Санаторий | страница 26



13

Их завели в админкорпус. Они ни разу здесь не были, поэтому во все глаза смотрели по сторонам – на облезлый линолеум, крашеные в зелёный цвет стены, на банкетки вдоль стен, на строгие двери кабинетов, на буфет, мимо которого их провели и откуда так тягуче пахло кофе и булочками. Ездру толкнули в сторону, потащили куда-то, а Иону, даже не дав проститься с боевым товарищем, повели дальше в сопровождении главврача и двух охранников-санитаров.

Поднялись на второй этаж, а потом и на третий. Миновали актовый зал, в котором кто-то неумело бренчал на пианино, прошли мимо бильярдного стола в просторном фойе, свернули в широкий коридор и замерли перед величественной дверью.

Главврач потянул ручку, открыл, ступил внутрь. Послышались голоса, обменявшиеся парой реплик. Снова появился главный, кивнул: заводи. Охранник стволом автомата подтолкнул Иону, и тот вошёл в просторный кабинет, пропахший хорошим табаком, всё тем же кофе (только уже, кажется, с коньяком) и кожаной мебелью.

Со стены задумчиво и строго смотрел в душу Сергей Васильевич Рахманинов. Целый стеллаж под портретом был уставлен пластинками, компакт-дисками, магнитофонными кассетами и древними бобинами. Иона не сомневался, что всё это – пятая прелюдия в разных исполнениях. Противоположная стена была занята картой звёздного неба. Одно созвездие, образующее подобие корявой буквы «М» кто-то жирно выделил красным фломастером. Иона сморщился, пытаясь вспомнить название этого созвездия, но не смог.

За столом сидел Сам. Сидел и с любопытством смотрел на Иону. И ничегошеньки в нём не было мифического, потустороннего, легендарного – ну ничего. Маленький, сухонький, лысенький, с острой бородкой, с добрыми лучистыми глазами.

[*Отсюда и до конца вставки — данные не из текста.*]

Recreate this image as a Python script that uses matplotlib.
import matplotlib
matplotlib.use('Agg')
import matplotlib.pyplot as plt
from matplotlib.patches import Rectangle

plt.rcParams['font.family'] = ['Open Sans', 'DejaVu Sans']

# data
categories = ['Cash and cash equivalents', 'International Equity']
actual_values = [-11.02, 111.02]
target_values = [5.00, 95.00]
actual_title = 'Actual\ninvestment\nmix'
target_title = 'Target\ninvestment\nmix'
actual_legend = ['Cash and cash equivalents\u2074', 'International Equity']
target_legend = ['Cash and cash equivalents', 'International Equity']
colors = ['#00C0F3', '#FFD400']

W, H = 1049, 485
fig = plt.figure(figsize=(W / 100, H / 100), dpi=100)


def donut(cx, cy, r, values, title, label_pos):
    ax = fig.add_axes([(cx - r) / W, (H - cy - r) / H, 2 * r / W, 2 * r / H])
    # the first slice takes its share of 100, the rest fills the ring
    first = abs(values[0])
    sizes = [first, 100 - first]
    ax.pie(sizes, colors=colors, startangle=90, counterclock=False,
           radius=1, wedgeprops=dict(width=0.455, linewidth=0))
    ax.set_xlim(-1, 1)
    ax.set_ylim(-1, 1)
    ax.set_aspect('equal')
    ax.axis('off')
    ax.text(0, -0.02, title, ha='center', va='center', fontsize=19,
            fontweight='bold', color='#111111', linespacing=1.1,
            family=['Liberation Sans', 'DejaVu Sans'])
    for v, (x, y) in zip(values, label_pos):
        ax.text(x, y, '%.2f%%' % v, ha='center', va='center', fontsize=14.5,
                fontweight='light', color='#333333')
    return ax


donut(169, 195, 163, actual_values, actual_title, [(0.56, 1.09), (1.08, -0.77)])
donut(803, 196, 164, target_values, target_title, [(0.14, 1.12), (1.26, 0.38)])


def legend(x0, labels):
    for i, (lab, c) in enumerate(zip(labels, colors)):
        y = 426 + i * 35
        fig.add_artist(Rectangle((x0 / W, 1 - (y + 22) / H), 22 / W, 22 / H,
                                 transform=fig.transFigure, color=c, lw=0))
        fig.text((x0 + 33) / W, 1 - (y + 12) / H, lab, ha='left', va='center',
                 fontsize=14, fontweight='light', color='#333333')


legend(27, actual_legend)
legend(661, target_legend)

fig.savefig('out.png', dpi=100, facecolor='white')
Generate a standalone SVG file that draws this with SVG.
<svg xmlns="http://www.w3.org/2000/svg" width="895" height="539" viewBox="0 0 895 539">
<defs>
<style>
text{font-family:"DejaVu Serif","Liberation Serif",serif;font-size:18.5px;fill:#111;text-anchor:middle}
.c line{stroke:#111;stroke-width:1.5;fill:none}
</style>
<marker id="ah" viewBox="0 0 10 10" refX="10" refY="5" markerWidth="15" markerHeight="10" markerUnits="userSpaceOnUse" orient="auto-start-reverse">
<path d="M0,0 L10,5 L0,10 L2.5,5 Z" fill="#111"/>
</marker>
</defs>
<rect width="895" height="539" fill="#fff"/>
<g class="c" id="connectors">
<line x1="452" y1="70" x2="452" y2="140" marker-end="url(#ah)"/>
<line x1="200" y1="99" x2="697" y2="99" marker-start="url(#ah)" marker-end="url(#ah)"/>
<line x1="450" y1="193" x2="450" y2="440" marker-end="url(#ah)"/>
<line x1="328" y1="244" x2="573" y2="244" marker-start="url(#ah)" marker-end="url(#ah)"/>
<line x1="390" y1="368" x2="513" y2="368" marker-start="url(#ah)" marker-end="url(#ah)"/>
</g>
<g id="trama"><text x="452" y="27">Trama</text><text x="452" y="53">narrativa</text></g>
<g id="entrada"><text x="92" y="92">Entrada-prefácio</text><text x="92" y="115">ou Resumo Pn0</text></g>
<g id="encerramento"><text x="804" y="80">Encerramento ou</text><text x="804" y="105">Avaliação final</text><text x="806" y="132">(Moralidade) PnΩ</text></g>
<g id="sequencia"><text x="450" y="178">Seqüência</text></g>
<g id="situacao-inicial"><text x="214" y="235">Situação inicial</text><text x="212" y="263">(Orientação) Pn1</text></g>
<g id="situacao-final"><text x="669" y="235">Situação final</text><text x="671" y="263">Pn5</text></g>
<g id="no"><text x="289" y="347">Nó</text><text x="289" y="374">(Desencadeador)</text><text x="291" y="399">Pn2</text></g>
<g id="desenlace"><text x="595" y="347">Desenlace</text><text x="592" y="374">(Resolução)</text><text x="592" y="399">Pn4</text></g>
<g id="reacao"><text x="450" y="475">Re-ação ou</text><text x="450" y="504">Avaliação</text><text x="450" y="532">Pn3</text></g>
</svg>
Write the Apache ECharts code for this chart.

По мановению его руки главврач и охрана, топоча, покинули кабинет.

– Ну, здравствуй, Иона, – сказал Сам.

Он мило и забавно картавил: «здъавствуй». Голос у него тоже был сухонький, дряблый, невзрачный, совсем не подходящий для директора целого санатория. Подслеповатые глазки созерцали пленника – без неприязни, без излишней серьёзности, которая, в общем-то, подошла бы к случаю, и, что самое обидное – без всякого интереса.

– Ну, здравствуй, Сам, – в тон отвечал Иона. И даже скартавил так же.

Губы Самого перекосила беглая усмешка, он, кажется, едва удержался от весёлого смешка, проглотил его в самый последний момент, чтобы не развеивать ощущения серьёзности момента.

– Ну что, Иона, опять бедокуришь? – вопросил Сам, выждав минуту-другую.